Conlee's Full Monty co-hort, Patrick Wilson, was back among us after a heavy whirl of filmmaking (The Alamo, The Phantom of the Opera). "I just wrapped a movie called American Gothic, and I'm doing a movie called Running With Scissors." And is a return to the Broadway stage in the cards? "If all the dates can be worked out," he vows, you'll see him in the Robert Redford role in the upcoming revival of Neil Simon's Barefoot in the Park.

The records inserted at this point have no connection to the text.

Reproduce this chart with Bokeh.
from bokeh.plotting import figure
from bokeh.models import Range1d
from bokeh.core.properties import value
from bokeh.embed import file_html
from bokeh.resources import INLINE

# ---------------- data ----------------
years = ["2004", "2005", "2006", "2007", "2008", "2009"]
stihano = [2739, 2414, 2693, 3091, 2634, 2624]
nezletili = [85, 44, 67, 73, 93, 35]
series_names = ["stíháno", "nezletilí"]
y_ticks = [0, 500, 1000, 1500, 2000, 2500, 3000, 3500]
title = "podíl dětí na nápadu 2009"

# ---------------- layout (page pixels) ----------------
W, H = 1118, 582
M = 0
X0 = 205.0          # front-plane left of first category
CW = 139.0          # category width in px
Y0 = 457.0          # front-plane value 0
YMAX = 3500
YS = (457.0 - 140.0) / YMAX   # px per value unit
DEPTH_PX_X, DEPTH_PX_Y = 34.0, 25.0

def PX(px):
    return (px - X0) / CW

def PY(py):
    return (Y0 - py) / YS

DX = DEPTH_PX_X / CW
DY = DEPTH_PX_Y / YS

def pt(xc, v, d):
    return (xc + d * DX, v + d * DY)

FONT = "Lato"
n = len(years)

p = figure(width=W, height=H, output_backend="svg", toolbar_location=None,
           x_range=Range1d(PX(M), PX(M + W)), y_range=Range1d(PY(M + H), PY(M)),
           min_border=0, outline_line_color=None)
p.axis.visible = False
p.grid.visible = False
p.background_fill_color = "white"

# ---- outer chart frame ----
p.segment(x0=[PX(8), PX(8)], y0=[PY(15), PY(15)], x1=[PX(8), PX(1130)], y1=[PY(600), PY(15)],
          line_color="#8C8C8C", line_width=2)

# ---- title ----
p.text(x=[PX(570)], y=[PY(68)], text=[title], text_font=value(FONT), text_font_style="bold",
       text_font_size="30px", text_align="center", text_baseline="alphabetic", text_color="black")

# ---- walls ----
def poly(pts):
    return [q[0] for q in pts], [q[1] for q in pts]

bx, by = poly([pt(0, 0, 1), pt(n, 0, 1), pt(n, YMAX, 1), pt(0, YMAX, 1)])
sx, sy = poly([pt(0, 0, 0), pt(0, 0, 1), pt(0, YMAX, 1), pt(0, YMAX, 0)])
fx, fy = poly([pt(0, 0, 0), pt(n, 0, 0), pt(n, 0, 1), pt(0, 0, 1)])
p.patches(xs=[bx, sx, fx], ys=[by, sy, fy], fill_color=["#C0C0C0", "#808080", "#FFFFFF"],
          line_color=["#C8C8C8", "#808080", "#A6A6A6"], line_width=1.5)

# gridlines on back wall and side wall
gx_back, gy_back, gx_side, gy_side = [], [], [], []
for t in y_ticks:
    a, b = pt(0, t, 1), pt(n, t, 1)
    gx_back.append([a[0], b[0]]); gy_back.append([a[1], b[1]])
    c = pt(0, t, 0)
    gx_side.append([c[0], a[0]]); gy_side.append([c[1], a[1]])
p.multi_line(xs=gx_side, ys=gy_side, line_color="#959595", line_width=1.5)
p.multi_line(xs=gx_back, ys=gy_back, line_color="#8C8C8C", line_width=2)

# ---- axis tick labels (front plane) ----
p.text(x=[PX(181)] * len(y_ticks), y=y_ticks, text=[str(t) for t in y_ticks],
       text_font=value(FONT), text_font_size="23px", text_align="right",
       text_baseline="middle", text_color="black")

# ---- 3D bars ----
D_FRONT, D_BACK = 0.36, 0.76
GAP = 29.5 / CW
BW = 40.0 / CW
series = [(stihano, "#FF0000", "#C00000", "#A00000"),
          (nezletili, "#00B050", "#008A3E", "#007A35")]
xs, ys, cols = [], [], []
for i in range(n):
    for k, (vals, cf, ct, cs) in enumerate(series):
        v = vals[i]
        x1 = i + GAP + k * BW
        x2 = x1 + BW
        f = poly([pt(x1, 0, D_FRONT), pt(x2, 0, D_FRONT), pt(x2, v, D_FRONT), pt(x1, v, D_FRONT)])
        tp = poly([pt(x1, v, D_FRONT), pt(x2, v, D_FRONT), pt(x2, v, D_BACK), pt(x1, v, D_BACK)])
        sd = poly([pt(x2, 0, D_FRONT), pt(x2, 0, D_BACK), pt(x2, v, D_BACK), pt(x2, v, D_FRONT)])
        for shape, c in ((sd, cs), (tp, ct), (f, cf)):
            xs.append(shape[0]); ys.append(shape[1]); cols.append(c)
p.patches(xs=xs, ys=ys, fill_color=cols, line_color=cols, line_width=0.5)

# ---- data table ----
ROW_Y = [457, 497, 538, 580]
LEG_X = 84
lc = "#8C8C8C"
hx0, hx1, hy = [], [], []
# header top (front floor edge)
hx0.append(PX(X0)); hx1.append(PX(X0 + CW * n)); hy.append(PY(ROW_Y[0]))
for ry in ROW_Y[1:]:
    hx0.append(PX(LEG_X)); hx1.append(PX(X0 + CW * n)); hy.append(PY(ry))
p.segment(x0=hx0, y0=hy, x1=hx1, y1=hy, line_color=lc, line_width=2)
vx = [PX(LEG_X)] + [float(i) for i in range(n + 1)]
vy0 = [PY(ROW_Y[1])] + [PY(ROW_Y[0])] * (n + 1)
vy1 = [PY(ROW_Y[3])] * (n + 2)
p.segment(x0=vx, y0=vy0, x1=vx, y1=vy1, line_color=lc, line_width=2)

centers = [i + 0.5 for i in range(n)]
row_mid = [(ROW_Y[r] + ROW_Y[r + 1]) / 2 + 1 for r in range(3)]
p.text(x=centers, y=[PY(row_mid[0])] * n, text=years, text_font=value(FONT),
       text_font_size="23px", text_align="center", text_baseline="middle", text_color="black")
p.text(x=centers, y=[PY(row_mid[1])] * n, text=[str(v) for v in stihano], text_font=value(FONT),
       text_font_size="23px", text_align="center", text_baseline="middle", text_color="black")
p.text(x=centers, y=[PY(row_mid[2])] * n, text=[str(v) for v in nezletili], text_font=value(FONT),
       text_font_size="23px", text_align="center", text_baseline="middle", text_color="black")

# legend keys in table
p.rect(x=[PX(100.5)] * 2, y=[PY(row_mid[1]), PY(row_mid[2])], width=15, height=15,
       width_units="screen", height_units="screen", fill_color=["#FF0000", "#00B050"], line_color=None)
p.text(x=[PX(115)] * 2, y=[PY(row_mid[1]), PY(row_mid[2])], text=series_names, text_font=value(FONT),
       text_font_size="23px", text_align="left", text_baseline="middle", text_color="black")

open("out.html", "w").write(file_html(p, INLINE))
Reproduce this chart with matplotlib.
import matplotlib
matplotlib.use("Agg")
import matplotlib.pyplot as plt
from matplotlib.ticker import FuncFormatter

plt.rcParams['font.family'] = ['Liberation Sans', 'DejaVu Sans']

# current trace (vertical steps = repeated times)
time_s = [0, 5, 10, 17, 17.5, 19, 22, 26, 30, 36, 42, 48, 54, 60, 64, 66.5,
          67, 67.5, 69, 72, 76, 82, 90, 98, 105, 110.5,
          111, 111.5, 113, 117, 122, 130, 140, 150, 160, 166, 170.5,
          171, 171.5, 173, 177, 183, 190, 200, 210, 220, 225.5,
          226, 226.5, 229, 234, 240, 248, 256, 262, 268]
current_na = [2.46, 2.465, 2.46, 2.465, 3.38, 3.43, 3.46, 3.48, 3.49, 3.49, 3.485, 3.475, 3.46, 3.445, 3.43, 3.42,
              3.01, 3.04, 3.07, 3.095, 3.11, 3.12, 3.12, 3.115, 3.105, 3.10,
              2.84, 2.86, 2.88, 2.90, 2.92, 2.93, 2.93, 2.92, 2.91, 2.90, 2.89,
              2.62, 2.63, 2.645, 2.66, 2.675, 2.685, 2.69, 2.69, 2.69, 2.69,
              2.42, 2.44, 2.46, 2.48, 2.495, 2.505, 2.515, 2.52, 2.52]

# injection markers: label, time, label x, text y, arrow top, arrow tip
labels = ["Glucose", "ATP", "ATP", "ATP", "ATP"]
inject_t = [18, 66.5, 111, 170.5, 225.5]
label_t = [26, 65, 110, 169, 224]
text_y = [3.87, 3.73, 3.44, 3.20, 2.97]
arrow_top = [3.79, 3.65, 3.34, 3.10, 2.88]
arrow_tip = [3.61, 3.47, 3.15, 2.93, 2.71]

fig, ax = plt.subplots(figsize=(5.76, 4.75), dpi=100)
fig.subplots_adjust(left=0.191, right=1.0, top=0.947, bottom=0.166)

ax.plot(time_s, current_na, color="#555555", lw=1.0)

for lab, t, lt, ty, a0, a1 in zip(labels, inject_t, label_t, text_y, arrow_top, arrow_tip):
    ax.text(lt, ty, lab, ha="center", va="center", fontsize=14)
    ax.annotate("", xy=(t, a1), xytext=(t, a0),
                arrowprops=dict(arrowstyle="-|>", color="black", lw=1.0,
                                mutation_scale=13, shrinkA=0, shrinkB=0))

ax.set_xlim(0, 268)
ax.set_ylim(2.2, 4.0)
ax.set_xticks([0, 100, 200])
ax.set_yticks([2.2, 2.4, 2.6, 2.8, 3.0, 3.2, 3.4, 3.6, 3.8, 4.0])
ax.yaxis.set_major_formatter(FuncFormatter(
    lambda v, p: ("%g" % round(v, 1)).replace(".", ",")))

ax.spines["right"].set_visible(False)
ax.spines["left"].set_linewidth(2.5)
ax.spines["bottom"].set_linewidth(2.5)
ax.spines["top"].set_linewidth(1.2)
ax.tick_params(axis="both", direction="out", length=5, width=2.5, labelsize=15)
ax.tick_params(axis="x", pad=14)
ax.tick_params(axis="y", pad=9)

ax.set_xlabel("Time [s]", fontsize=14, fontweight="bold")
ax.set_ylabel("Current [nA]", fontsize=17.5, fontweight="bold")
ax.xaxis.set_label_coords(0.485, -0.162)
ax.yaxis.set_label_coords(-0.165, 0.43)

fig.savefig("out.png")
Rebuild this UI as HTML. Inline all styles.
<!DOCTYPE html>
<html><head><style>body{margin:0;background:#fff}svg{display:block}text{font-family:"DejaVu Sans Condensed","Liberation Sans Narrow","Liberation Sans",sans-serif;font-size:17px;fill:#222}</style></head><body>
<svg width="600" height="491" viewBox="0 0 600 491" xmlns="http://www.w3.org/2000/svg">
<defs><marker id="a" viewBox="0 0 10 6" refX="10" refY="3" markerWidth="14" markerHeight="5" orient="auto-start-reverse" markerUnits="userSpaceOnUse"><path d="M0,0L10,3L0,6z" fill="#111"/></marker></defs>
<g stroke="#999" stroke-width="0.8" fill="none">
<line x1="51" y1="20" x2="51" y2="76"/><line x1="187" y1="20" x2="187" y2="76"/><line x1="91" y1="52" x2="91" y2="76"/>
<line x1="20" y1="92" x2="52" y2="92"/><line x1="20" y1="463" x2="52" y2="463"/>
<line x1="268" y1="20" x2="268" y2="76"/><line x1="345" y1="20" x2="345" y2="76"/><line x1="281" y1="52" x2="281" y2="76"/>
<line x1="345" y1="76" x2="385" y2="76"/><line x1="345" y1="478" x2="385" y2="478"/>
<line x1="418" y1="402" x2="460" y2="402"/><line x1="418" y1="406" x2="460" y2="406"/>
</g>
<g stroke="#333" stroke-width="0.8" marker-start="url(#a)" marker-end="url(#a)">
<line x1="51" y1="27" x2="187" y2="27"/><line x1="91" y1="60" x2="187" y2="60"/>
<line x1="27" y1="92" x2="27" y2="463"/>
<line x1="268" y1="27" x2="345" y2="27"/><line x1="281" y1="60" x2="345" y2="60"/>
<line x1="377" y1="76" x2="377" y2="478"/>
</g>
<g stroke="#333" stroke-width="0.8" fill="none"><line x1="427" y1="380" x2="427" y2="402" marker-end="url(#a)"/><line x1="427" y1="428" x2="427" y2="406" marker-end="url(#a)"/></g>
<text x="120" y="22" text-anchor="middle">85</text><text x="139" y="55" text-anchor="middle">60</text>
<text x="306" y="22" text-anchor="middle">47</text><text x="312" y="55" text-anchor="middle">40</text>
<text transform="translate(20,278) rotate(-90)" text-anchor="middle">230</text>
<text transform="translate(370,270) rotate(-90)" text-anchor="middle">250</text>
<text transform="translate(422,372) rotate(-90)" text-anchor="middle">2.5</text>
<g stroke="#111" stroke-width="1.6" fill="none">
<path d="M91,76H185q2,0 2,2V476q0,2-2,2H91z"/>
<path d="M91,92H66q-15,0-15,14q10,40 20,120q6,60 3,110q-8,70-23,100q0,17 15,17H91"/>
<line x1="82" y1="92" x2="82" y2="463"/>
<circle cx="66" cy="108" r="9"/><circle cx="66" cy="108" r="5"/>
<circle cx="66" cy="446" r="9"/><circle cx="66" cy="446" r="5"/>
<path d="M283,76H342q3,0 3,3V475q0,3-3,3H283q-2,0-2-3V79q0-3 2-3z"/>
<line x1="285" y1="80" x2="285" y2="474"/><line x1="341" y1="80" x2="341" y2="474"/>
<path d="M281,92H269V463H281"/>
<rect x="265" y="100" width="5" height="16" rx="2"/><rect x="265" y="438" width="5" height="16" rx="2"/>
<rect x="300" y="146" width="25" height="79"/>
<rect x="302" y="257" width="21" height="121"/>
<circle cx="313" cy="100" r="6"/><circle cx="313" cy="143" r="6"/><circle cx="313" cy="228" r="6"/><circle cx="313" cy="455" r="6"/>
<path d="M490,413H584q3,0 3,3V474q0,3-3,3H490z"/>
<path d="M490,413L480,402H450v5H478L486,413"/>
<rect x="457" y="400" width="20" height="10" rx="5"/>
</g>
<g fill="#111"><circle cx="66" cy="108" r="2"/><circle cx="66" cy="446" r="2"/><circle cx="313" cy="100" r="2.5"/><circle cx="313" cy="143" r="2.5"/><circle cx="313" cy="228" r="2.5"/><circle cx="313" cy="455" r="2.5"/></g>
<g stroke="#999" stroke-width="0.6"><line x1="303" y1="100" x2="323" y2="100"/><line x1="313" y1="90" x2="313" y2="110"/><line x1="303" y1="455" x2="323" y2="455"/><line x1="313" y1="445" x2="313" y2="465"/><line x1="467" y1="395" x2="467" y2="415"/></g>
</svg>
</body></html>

Others in attendance included Harvey Keitel, Julianne Moore, Maggie Gyllenhaal and Peter Sarsgaard, Nancy Opel (holding the Fiddler flag) with David Ives, Penny Fuller, Claudia Shear, Hurlyburly's Josh Hamilton with Kelli Thorn, director-choreographer Kathleen Marshall, Edie Falco, Oscar nominee (for Maria Full of Grace) Catalina Sandino Moreno, Lou Reed, Laurie Anderson, Brian F. O'Byrne and Heather Goldenhersh (both from Doubt), Anthony ("ER") Edwards and the ABBA boys, Benny Anderson and Bjorn Ulvaeus.
For one of the first-nighters, the evening was a little like going home again: David Bowie, whose only previous contact with Broadway was at the Booth, replacing Philip Anglim in the original production of The Elephant Man. (Interestingly, Crudup did the revival of The Elephant Man.) "It was a wonderful way to go back," he said. "What a superb play! It certainly did seem nostalgic to me. Even the smell of the place." And did that stir up some Broadway juices? "Actually, that has occurred to me. We'll see what the future brings." And would the future be bringing him in a musical? "I'm not saying."